Father Charles Notes
Thinking Faith #3: An ‘Epiphany’
First of all, I thank you one and all who’ve responded to the first two editions. I’d love to hear from all of you, and I’m still adding names as we locate email addresses, but I also ‘snail-mail’ about a dozen and that may grow. There have been lots of comments and a couple of folks were troubled by some of my comments on edition #2. I want to address everyone as I did to each of them individually. It has to do with my comments about “A Christmas Cross”. I want to add here a bit more theology behind my thinking which has to do with the New Testament meanings in both the Gospels of the Luke and Matthew authors about the deeper meanings of our Advent/Christmas seasons and Cross parallels.
#1: My point is that our Christian culture often “dumbs down” the Cross to make it more palatable. It’s painted, gilded, bejeweled, and in many ways domesticated. It is also precisely the complicated symbol described and full of hope. But, there are lots of people (incl. some clergy) who wear and talk about them who seem unclear as to what it really means to live out that cross in everyday life. When we’re actually living ‘cross-life’, there’s not much that’s bright and twinkling going on – except, when it involves giving comfort or care or love to someone, esp. the poor, or those occasional transcendent moments in prayer and worship. Consider what’s happened to Christmas in our culture – a business bonanza!

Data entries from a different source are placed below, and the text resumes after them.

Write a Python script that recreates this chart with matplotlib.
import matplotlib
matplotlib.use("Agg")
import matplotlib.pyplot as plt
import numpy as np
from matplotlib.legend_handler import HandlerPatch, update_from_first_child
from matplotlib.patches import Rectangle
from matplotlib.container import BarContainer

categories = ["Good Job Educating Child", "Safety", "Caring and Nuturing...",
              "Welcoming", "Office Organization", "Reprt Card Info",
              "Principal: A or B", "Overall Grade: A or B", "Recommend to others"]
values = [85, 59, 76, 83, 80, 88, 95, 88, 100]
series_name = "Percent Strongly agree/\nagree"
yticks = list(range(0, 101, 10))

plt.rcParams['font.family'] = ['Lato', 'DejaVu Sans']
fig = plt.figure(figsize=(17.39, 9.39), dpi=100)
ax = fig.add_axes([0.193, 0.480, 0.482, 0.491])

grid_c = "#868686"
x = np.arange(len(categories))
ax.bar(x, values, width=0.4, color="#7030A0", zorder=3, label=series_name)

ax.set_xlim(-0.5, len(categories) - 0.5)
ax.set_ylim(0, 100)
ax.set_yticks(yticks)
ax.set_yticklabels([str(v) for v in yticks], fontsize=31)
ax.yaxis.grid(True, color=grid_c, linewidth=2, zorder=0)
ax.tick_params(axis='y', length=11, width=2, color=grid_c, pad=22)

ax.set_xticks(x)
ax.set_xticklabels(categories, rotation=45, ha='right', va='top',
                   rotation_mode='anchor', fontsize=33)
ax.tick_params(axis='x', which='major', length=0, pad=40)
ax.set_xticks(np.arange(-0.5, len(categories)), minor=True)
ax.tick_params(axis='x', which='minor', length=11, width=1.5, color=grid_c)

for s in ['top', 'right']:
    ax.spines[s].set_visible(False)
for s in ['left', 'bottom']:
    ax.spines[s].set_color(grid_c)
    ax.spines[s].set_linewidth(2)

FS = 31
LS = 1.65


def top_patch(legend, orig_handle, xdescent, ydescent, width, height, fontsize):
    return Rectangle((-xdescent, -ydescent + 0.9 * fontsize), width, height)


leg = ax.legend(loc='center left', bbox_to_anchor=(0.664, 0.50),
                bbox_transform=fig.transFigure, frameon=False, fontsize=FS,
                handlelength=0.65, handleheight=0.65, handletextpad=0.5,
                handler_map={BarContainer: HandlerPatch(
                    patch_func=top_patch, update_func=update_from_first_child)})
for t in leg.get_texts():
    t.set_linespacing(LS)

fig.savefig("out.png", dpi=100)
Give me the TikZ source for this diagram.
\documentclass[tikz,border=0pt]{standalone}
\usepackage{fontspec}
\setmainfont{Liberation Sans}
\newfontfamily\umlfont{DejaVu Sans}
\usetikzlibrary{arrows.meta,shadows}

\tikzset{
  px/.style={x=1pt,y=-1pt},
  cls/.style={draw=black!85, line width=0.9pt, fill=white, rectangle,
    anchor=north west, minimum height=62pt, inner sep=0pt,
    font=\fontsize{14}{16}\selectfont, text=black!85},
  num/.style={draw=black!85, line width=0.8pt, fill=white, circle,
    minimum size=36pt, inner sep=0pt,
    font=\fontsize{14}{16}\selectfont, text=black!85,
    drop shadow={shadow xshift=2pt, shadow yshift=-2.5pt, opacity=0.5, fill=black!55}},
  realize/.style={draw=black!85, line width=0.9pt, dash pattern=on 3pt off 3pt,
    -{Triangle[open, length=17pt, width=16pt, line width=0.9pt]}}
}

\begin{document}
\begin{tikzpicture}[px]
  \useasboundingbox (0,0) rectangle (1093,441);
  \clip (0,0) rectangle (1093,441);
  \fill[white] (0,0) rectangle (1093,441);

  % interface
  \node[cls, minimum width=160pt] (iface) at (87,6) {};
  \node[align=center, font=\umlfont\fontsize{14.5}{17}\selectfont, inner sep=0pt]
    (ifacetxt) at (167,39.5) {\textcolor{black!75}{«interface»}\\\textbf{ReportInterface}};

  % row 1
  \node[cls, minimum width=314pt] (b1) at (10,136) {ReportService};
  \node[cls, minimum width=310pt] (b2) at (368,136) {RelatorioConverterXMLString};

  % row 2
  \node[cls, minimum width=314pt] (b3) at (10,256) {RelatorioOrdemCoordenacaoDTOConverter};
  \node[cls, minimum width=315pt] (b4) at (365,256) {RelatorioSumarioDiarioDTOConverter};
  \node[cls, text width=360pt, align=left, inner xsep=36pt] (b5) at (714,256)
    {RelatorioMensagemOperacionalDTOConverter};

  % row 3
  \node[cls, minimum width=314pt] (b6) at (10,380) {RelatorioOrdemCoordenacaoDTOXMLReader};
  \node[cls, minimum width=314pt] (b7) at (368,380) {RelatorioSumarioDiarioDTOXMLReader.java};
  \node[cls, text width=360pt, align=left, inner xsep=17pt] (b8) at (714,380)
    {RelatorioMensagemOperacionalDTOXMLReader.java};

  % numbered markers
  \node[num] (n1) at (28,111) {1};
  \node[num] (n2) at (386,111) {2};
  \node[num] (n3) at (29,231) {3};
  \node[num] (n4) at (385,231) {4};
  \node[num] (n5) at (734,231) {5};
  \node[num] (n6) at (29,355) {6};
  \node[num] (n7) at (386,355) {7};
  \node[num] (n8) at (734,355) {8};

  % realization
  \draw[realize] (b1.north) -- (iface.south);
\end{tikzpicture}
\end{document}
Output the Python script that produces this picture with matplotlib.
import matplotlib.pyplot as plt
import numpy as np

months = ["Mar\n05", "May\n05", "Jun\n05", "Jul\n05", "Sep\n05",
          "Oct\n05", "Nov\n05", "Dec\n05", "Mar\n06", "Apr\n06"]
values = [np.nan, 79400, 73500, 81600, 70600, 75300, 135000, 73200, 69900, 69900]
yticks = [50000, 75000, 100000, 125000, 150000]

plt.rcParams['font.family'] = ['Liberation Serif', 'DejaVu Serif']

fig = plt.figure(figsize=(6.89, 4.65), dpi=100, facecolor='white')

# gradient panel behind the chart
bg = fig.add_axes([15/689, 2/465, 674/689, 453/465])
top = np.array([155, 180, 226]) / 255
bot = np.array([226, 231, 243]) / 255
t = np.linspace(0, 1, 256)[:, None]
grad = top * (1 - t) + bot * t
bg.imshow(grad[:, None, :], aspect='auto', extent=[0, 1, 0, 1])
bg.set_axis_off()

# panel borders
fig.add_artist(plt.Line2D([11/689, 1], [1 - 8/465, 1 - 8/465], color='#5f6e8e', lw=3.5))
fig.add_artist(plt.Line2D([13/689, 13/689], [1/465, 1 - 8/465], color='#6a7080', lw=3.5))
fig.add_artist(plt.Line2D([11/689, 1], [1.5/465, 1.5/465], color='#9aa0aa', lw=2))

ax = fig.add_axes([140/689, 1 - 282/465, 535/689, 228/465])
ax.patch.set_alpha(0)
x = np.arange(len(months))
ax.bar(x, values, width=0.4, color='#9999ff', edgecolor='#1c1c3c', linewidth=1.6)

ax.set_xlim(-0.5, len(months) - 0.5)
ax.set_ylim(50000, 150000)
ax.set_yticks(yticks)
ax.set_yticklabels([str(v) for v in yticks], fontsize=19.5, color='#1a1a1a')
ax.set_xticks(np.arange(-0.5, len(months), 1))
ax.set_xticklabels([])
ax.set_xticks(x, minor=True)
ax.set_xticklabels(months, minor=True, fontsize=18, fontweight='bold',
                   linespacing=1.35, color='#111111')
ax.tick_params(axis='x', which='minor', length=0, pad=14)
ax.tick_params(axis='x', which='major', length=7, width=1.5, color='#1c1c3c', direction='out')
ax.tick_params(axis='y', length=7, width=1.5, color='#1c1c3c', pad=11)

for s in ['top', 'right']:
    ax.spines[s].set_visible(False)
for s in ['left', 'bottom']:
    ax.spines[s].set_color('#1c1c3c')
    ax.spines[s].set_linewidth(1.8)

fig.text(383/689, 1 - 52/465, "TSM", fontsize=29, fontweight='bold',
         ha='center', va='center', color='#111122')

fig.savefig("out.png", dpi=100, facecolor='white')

#2: To connect the Cross to Christmas and the Nativity – a religious, social, and political story/statement by the only two Gospel writers who report the birth and youth of Jesus in any detail, in my view, is to soften, even distort, the Gospel/Cross’ later impact. Because, the Cross is a huge religious, and social and political, statement about the threat the movement hurls in the faces of every social and political system in existence, unless it’s domesticated in many different ways by the church, society and institutions! As example and something to ponder, consider the only two Nativity stories – Luke [L] and Matthew [M], both very different narratives, yet with provocative and not-so-subtle political-historical-theological similarities. Notice these startling and provocative narrative references:
Jesus’ birth in Bethlehem, the political shrine of King David! New king born? [M&L]
Foreign wise men (ambassadors?) bring gifts to Jesus and King Herod is anxious. [M]
Herod orders death of all children under two to prevent insurrection. [M]
Angelic (God’s) messenger moves Jesus & family to Egypt (place of Exodus!), then to Galilee/Nazareth where (“Nazorean prophet” is to emerge). [M]
John (later “Baptizer”, cousin and baptizer/herald of Jesus) born in Nazareth. [L]
Jesus’ birth in Bethlehem (above); shepherds (social outcasts) hear angelic (God’s) messengers and visit child (social equality?). [L]
Jesus circumcised in Jerusalem by “law of Moses” (credentials?) and two prophets (God’ voices) announced God’s intentions for this child and man. At age 12 (Judaism’s spiritual maturation for males in Jesus’ day) he studies with temple scholars! [L]
Having suggested these theological, spiritual and political issues and connections, we can see how the Cross and Christmas are not so distinct in biblical theology and history, and yet the way they are practiced in western cultures, it seems to me, could not be more different! The cross in the yard, around a neck, on a church wall, embossed on a Bible or Prayer Book, on a window decal, spray-painted on a ghetto wall, all have extraordinary, serious, and life-involving, even threatening implications. But, wrapped with twinkling lights, somehow to me, minimizes all the cross represents. And, Christmas itself and the way our culture celebrates it seems to me, really, really, needs a re-thinking - billions of dollars and all our energy, compared to that extraordinary Nativity story. We all need to rethink some things! Me too!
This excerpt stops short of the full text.